Eight works by the world-famous artist Damien Hirst donated to ARKEN Museum of Modern Art
September 28, 2011 by All Art News
Filed under Museums & Galleries
SKOVVEJ.-Thanks to an exceptionally generous donation by the Merla Art Foundation, London, of eight works by the world-famous artist Damien Hirst, ARKEN will now be home to a significant permanent collection of works by the British artist. The donation includes the artist’s largest “spot painting” to date. This is a donation that will benefit all Danes, since the works will now become part of the national heritage.
“Its amazing that my work has been so generously donated to ARKEN. It has always been important for me to have my work viewed by the public and now ARKEN and Mrs Dresing are making this happen in Denmark”, siger Damien Hirst.
“Damien Hirst (1965) has been a special focus of the museum over the past number of years, and so it is with the greatest of pleasure that we receive this lavish donation of eight major works. We will now be able to dedicate one of the museum’s large-scale galleries to the work of this groundbreaking and outstanding artist. Without this amazing private donation, that would never have been possible,” ARKEN director Christian Gether says.
Skulls and Diamonds, Spots and Butterflies
Hirst first caused a stir on the international art scene in the1990s when he exhibited a tiger shark in a tank of formaldehyde, titled The Physical Impossibility of Death in the Mind of Someone Living, 1991. This developed into the ‘Natural History’ series, encompassing cows in formaldehyde such as Mother and Child Divided,1993, and Away From the Flock,1994, that presented a lone sheep in formaldehyde. He shocked the art world again in 2007 when he created For the Love of God, 2007; a platinum cast of a human skull encrusted with 8601 VVS to flawless pavé-set diamonds. Hirst is consistently ranked among the five greatest living artists in the world. Hirst is a deeply contemplative and aesthetically conscious artist whose work centres on the essential and universal issues of human existence. These themes are also the guiding principles that ARKEN applies to its collections policy.
Hirst often employs symbols of death and eternity in his works. One example of this is shown in a piece from ARKEN’s collection, notably the diamond-dust silk-screened image For the Love of God, The Diamond Skull. The print unites the memento mori symbol associated with death with a material that is thought to be inherently unchanging.

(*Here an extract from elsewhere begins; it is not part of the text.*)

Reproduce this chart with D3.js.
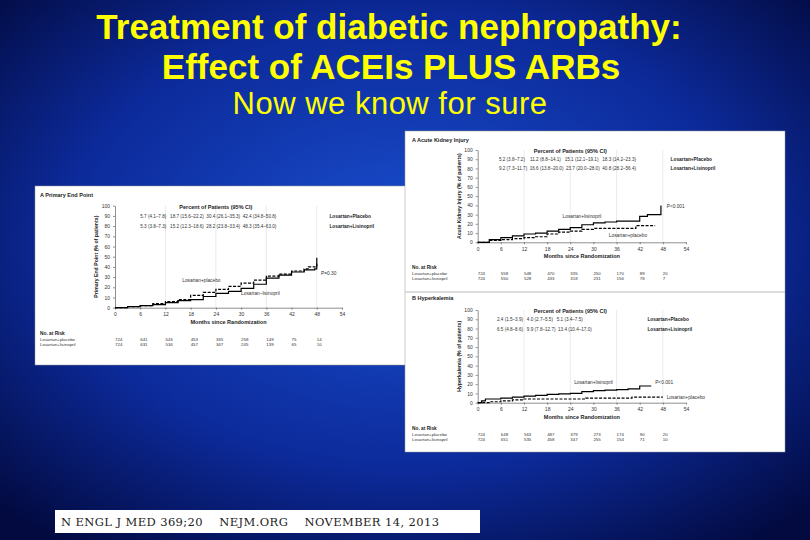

In addition to the spot painting the donation includes, The Four Elements (Who’s Afraid of Red, Yellow, Green and Blue), 2005. This is a 2.5 by 9 metre butterfly painting that can be viewed as a metaphor for the poetry of life and the symbol of the soul fluttering up to heaven. Carcinoma, 2007, is made from hundreds of thousands of dead flies set in resin to form a perfect circle, representing death and eternal harmony. , 2006, examines and magnifies cancerous cells and presents them to the viewer in the form of a large-scale painting encrusted with razor blades, glass and diamond dust, again exploiting notions of life and death that are conjured by the materials for the work. Beautiful B. painting,1996, is a ‘spin painting’ whose surface is determined by the technique of pouring paint onto a rotating canvas, highlighting the chance nature of beauty.
This is the most substantial overall donation to a Danish art museum since Johannes Rump donated his Matisse collection to the National Gallery of Denmark in 1928. As the donation includes the largest spot painting that Hirst has created to date, this becomes a significant addition to Danish cultural heritage. 2-Amino-5-Bromobenzotrifluoride, 2011, measures 4.57 by 14.32 metres and was made specifically for ARKEN’s spacious gallery, at the request of Jytte Dresing. To mark this exceptional donation, Damien Hirst and White Cube have loaned two key works to ARKEN for a year. One is Love’s Paradox (Surrender or Autonomy, Separateness as a Precondition for Connection), 2007, where the forequarters of two cows are contained within separate aquariums of formaldehyde. The other is a 2.5 metre tall bronze statue of St Bartholomew. Entitled Saint Bartholomew, Exquisite Pain, 2006, it shows the martyr with his own flayed skin slung over his arm like Jason and the Golden Fleece.
A Hirst Room at ARKEN
This collection of Hirst’s work was assembled over several years by Jytte Dresing, in dialogue with ARKEN’s director Christian Gether. The works will be displayed in ARKEN’s new Hirst Room, which will be entirely dedicated to the artist. In turn, visitors to the museum will now get a chance to partake in the fundamental reflections on existence that his artwork invites us to perform, which we hope will in turn draw international attention to the gallery and its collections.
The donation elegantly extends ARKEN’s special interest in Hirst, a focus that has already seen the museum publish a special issue of ARKEN Bulletin dedicated to his work, in 2009.